Zu diesem fundamental unsolidarischen Angriff gab es auch einen passenden Werbespot der Wiener Städtischen Versicherung. Ein Vater sitzt mit seinem kleinen Sohn im Kaffeehaus. Der Sohn – er ist vielleicht sechs Jahre alt – bekommt ein großes Stück Torte, welches er um keinen Preis mit seinem Vater teilen möchte. Dazu eine sonore Stimme:
Wollen Sie wirklich von der Großzügigkeit Ihrer Kinder abhängig sein?
Ich erinnere mich lebhaft an die Empörung, die dieser Werbespot bei vielen und auch bei mir auslöste.
Auch die Kirchen, die, trotz aller berechtigten Kritik, gerade in ethischen Fragen eine essenzielle Ordnungsfunktion haben, werden nun zur Zielscheibe von Medien und Politik. In Punkten wie der Unbeweglichkeit der römisch-katholischen Dogmenlehre beim Priesteramt für Frauen, bei Missbrauchsfällen oder der Abtreibungsdebatte, oder bei den politischen Verwerfungen in der Geschichte Europas, wie etwa der Kollaboration der Evangelischen Kirche Österreichs mit dem Nazi-Regime, völlig zu Recht.
Aber, fragte ich mich, muss man das Kind mit dem Bade ausschütten? Stehen die religiösen Traditionen Europas nicht auch ohne jedes Fragezeichen für die Würde des Menschen ein? Erinnern sie uns mit ihrem karitativen und seelsorglichen Engagement nicht auch an die Unantastbarkeit der Menschenrechte und daran, dass jeder Mensch wertvoll ist und ein unbedingtes, nicht hinterfragbares Lebensrecht hat? Etwa wenn es um Euthanasie, Flüchtlingshilfe oder das Engagement für Behinderte, Obdachlose und alleinerziehende Frauen geht?
Die britische Premierministerin Margaret Thatcher sagte im Mai 1980 auf der Conservative Women’s Conference, der jährlichen Konferenz der Conservative Women’s Organisation:
We have to get our production and earnings in balance.

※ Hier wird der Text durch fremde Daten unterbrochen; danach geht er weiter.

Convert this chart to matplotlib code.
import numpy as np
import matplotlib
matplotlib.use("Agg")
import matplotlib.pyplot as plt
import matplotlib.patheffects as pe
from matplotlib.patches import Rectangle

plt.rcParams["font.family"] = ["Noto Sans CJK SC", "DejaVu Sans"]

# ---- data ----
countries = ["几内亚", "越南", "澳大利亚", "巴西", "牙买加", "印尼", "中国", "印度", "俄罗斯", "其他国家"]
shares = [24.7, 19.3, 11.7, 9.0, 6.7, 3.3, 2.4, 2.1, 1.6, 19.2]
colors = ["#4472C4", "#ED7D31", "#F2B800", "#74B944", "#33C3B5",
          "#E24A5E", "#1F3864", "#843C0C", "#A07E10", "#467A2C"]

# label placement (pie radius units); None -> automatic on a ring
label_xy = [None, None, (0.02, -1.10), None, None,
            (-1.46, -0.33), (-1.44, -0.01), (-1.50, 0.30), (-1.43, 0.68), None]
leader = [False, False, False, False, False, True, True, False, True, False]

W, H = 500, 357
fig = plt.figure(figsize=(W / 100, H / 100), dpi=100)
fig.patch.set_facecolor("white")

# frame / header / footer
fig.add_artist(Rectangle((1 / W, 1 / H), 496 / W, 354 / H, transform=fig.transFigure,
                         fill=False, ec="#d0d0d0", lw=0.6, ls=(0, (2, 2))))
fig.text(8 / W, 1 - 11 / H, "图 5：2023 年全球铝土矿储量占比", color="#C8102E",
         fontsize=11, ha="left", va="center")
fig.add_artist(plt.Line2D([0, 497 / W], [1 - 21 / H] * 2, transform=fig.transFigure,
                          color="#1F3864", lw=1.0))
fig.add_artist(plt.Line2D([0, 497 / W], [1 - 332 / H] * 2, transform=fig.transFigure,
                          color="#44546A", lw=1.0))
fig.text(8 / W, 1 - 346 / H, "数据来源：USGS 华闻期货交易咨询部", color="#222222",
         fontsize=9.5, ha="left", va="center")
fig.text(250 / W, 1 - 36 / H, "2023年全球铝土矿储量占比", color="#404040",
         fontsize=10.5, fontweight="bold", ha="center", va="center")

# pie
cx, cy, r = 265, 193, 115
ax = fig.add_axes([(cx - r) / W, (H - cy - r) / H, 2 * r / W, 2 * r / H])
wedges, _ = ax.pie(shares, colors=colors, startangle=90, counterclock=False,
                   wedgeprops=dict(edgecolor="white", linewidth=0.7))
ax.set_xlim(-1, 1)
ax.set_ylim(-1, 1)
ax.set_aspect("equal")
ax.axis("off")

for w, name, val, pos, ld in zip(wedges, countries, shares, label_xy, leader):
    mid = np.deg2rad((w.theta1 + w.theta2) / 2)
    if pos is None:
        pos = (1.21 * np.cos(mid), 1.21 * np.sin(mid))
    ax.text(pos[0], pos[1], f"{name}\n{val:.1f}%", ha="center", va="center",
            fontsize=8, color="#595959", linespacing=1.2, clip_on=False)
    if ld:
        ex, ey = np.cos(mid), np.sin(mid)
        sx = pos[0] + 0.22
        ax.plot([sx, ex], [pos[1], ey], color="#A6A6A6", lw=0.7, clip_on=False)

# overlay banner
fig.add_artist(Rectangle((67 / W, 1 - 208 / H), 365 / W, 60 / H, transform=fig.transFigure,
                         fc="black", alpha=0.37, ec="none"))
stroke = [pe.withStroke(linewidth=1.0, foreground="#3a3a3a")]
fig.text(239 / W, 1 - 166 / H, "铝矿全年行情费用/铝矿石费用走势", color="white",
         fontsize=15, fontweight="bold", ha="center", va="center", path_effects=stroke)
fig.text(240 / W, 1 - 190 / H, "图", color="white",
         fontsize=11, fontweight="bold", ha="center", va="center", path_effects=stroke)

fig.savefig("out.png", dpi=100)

There’s no easy popularity in what we are proposing, but it is fundamentally sound. Yet I believe people accept there is no real alternative. (Wir müssen unsere Ausgaben und Einnahmen ins Gleichgewicht bringen. Das, was wir vorschlagen, wird unpopulär sein, aber es ist ganz grundsätzlich vernünftig. Ich glaube, dass die Menschen akzeptieren werden, dass es keine wirkliche Alternative gibt).